I've decided to get out and do some more in-person networking and events. There is a business network here in Bath that I have been considering joining. I checked out what they have to offer and how much it costs to be a member and decided I wanted to join.

So I applied to be a member.

This morning I had an email to tell me that my application had been successful and if I signed up before the end of the month they would offer me a 30% discount.


I had already made a decision to sign up and even applied for membership based on the price on the website - so why offer me a discount? They have unnecessarily talked themselves out of 30% of the cost.

Sitting there reading this you probably think this is a mad approach to business, but you would be surprised how many people do this - I actually did it myself recently!

I was approached by a corporate client to deliver training for them. During the call with the client, they said they would prefer the training to be delivered over two days instead of one - so I told them I would charge the same for two days as I would for one day. What was I thinking? I've talked myself out of a days pay - I wasn't even asked to do that!

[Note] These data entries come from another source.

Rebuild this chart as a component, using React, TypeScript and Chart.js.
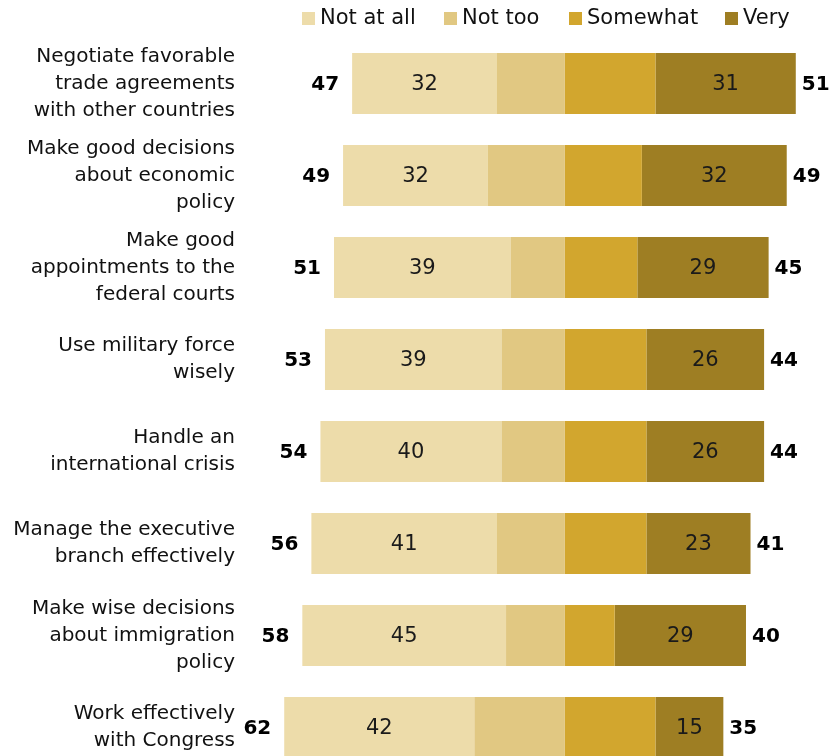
import React, { useEffect, useRef } from 'react';
import { Chart, registerables } from 'chart.js';
Chart.register(...registerables);

const categories: string[][] = [
  ['Negotiate favorable', 'trade agreements', 'with other countries'],
  ['Make good decisions', 'about economic', 'policy'],
  ['Make good', 'appointments to the', 'federal courts'],
  ['Use military force', 'wisely'],
  ['Handle an', 'international crisis'],
  ['Manage the executive', 'branch effectively'],
  ['Make wise decisions', 'about immigration', 'policy'],
  ['Work effectively', 'with Congress'],
];
const seriesNames = ['Not at all', 'Not too', 'Somewhat', 'Very'];
const notAtAll = [32, 32, 39, 39, 40, 41, 45, 42];
const notToo = [15, 17, 12, 14, 14, 15, 13, 20];
const somewhat = [20, 17, 16, 18, 18, 18, 11, 20];
const very = [31, 32, 29, 26, 26, 23, 29, 15];
const totalNotConfident = [47, 49, 51, 53, 54, 56, 58, 62];
const totalConfident = [51, 49, 45, 44, 44, 41, 40, 35];

const COLORS = ['#EDDCAA', '#E1C882', '#D2A62E', '#9E7E23'];
const FONT = "'DejaVu Sans', sans-serif";
const LEGEND_X = [302, 444, 569, 725];

const labelPlugin = {
  id: 'labelPlugin',
  afterDatasetsDraw(chart: any) {
    const ctx = chart.ctx;
    ctx.save();
    const mNotAtAll = chart.getDatasetMeta(1);
    const mVery = chart.getDatasetMeta(3);
    ctx.textBaseline = 'middle';
    for (let i = 0; i < categories.length; i++) {
      const a = mNotAtAll.data[i];
      const v = mVery.data[i];
      ctx.fillStyle = '#1a1a1a';
      ctx.font = `21px ${FONT}`;
      ctx.textAlign = 'center';
      ctx.fillText(String(notAtAll[i]), (a.x + a.base) / 2, a.y + 1);
      ctx.fillText(String(very[i]), (v.x + v.base) / 2, v.y + 1);
      ctx.fillStyle = '#000';
      ctx.font = `bold 20px ${FONT}`;
      ctx.textAlign = 'right';
      ctx.fillText(String(totalNotConfident[i]), Math.min(a.x, a.base) - 13, a.y + 1);
      ctx.textAlign = 'left';
      ctx.fillText(String(totalConfident[i]), Math.max(v.x, v.base) + 6, v.y + 1);
    }
    ctx.restore();
  },
};

const legendPlugin = {
  id: 'customLegend',
  afterDraw(chart: any) {
    const ctx = chart.ctx;
    ctx.save();
    ctx.font = `21px ${FONT}`;
    ctx.textBaseline = 'middle';
    ctx.textAlign = 'left';
    seriesNames.forEach((name, k) => {
      const x = LEGEND_X[k];
      ctx.fillStyle = COLORS[k];
      ctx.fillRect(x, 12, 13, 13);
      ctx.fillStyle = '#111';
      ctx.fillText(name, x + 18, 18.5);
    });
    ctx.restore();
  },
};

export default function App() {
  const ref = useRef<HTMLCanvasElement>(null);
  useEffect(() => {
    if (!ref.current) return;
    const chart = new Chart(ref.current, {
      type: 'bar',
      data: {
        labels: categories,
        datasets: [
          { label: 'Not too', data: notToo.map((v) => -v), backgroundColor: COLORS[1] },
          { label: 'Not at all', data: notAtAll.map((v) => -v), backgroundColor: COLORS[0] },
          { label: 'Somewhat', data: somewhat, backgroundColor: COLORS[2] },
          { label: 'Very', data: very, backgroundColor: COLORS[3] },
        ],
      },
      options: {
        indexAxis: 'y',
        responsive: true,
        maintainAspectRatio: false,
        animation: false,
        devicePixelRatio: 1,
        layout: { padding: { top: 37.5, bottom: 2.5, left: 0, right: 4 } },
        datasets: { bar: { barPercentage: 0.663, categoryPercentage: 1, borderWidth: 0 } },
        plugins: { legend: { display: false }, tooltip: { enabled: false } },
        scales: {
          x: { stacked: true, display: false, min: -70, max: 59 },
          y: {
            stacked: true,
            grid: { display: false, drawTicks: false },
            border: { display: false },
            ticks: {
              padding: 13,
              color: '#111',
              font: { family: FONT, size: 20, lineHeight: 1.35 },
            },
            afterFit: (scale: any) => {
              scale.width = 248;
              scale.paddingTop = 0;
              scale.paddingBottom = 0;
            },
          },
        },
      },
      plugins: [labelPlugin, legendPlugin],
    });
    return () => chart.destroy();
  }, []);
  return (
    <div style={{ position: 'absolute', left: 0, top: 0, width: 836, height: 776, background: '#fff' }}>
      <canvas ref={ref} style={{ display: 'block' }} />
    </div>
  );
}
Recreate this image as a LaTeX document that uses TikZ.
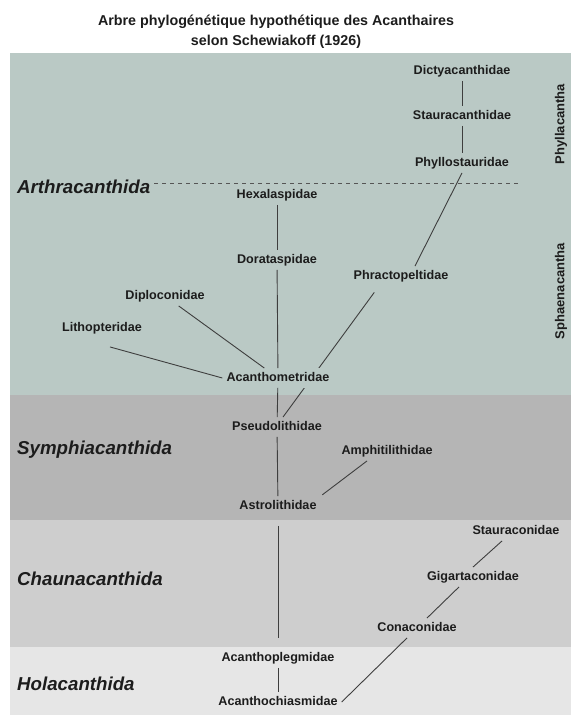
\documentclass[tikz,border=0pt]{standalone}
\usepackage{fontspec}
\setmainfont{Liberation Sans}
\definecolor{sage}{RGB}{186,201,197}
\definecolor{stone}{RGB}{181,181,181}
\definecolor{ash}{RGB}{206,206,206}
\definecolor{mist}{RGB}{230,230,230}
\definecolor{ink}{RGB}{28,28,28}

\begin{document}
\begin{tikzpicture}[x=1pt, y=-1pt,
    family/.style={font=\fontsize{12.6}{15}\selectfont\bfseries, text=ink, inner sep=4pt, text height=9pt, text depth=2.5pt},
    order/.style={font=\fontsize{18.7}{22}\selectfont\bfseries\itshape, text=ink, inner sep=4pt, right},
    group/.style={font=\fontsize{13}{15}\selectfont\bfseries, text=ink, rotate=90},
    link/.style={draw=ink!85, line width=0.9pt}]
%      \draw [help lines, opacity=0.5] (0,0) grid [step=50] (571,715);
      \useasboundingbox (0,0) rectangle (571,715);
      \foreach \top/\bot/\col in {53/395/sage, 395/520/stone, 520/647/ash, 647/715/mist}
        \fill [\col] (10,\top) rectangle (571,\bot);

      \node [font=\fontsize{14.3}{20}\selectfont\bfseries, text=ink, align=center] (title) at (276,32)
        {Arbre phylogénétique hypothétique des Acanthaires\\selon Schewiakoff (1926)};

      \node [order] (art) at (13,187) {Arthracanthida};
      \node [order] (sym) at (13,450) {Symphiacanthida};
      \node [order] (cha) at (13,579) {Chaunacanthida};
      \node [order] (hol) at (13,684) {Holacanthida};
      \coordinate (cut) at (520,183);
      \draw [ink!75, line width=0.9pt, dash pattern=on 4pt off 4pt] (art.east |- cut) -- (cut);

      \node [group] (phl) at (561,124) {Phyllacantha};
      \node [group] (sph) at (561,291) {Sphaenacantha};

      \node [family] (dic) at (462,71) {Dictyacanthidae};
      \node [family] (sta) at (462,116) {Stauracanthidae};
      \node [family] (phy) at (462,163) {Phyllostauridae};
      \node [family] (hex) at (277,195) {Hexalaspidae};
      \node [family] (dor) at (277,260) {Dorataspidae};
      \node [family] (phr) at (401,276) {Phractopeltidae};
      \node [family] (dip) at (165,296) {Diploconidae};
      \node [family] (lit) at (102,328) {Lithopteridae};
      \node [family] (pse) at (277,427) {Pseudolithidae};
      \node [family] (amp) at (387,451) {Amphitilithidae};
      \node [family] (ast) at (278,506) {Astrolithidae};
      \node [family] (stc) at (516,531) {Stauraconidae};
      \node [family] (gig) at (473,577) {Gigartaconidae};
      \node [family] (con) at (417,628) {Conaconidae};
      \node [family] (apl) at (278,658) {Acanthoplegmidae};
      \node [family] (ach) at (278,702) {Acanthochiasmidae};

      % runs under the Acanthometridae label
      \draw [link, shorten <=8pt] ([xshift=-22pt]phr.south) -- ([xshift=6pt]pse.north);
      \node [family, fill=sage] (acm) at (278,378) {Acanthometridae};

      \draw [link] (dic) -- (sta);
      \draw [link] (sta) -- (phy);
      \draw [link] (phy.south) -- ([xshift=14pt]phr.north);
      \draw [link] (hex) -- (dor);
      \draw [link] (dor) -- (acm);
      \draw [link] (dip) -- (acm);
      \draw [link] ([xshift=8pt,yshift=-9pt]lit.south) -- (acm.west);
      \draw [link] (acm) -- (pse);
      \draw [link] (pse) -- (ast);
      \draw [link, shorten >=2pt] ([xshift=-20pt]amp.south) -- (ast.north east);
      \draw [link, shorten <=10pt, shorten >=10pt] (ast) -- (apl);
      \draw [link] (apl) -- (ach);
      \draw [link] ([xshift=-14pt]stc.south) -- (gig.north);
      \draw [link] ([xshift=-14pt]gig.south) -- ([xshift=10pt]con.north);
      \draw [link] ([xshift=-10pt]con.south) -- (ach.east);
\end{tikzpicture}
\end{document}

Discounts can be a great tool to get your ICA to take a particular action. Maybe you would prefer them to pay for your service in full rather than a payment plan, or you need a cash boost by the end of the week.

But offering discounts has to be part of your process - thought through fully before its implemented.

If I am completely honest, I am not a fan of offering discounts because I think it can devalue your offering - and in my experience, people who don't fully invest financially in you rarely invest themselves fully in your process... but other opinions are available!

When I teach sales to my clients, I tell them that the whole point of your sales process is to get your clients to take the action you consider to be the best for them. You take time to speak to them and give them an honest, considered next step to help them achieve their goals - does a discount work with this approach?

If you don't value yourself and your expertise 100% then how can you expect your clients to value you?

This is where I find sales calls incredibly useful. If you pick up the phone and talk to your clients you can find out where they are and what they need right now. It is pretty easy to see on these calls if your ICA needs a bit of help getting over the line.

What is the moral of this story? Never assume that you know what your ideal client needs - as with the examples above you could end up costing yourself thousands of pounds without you realising.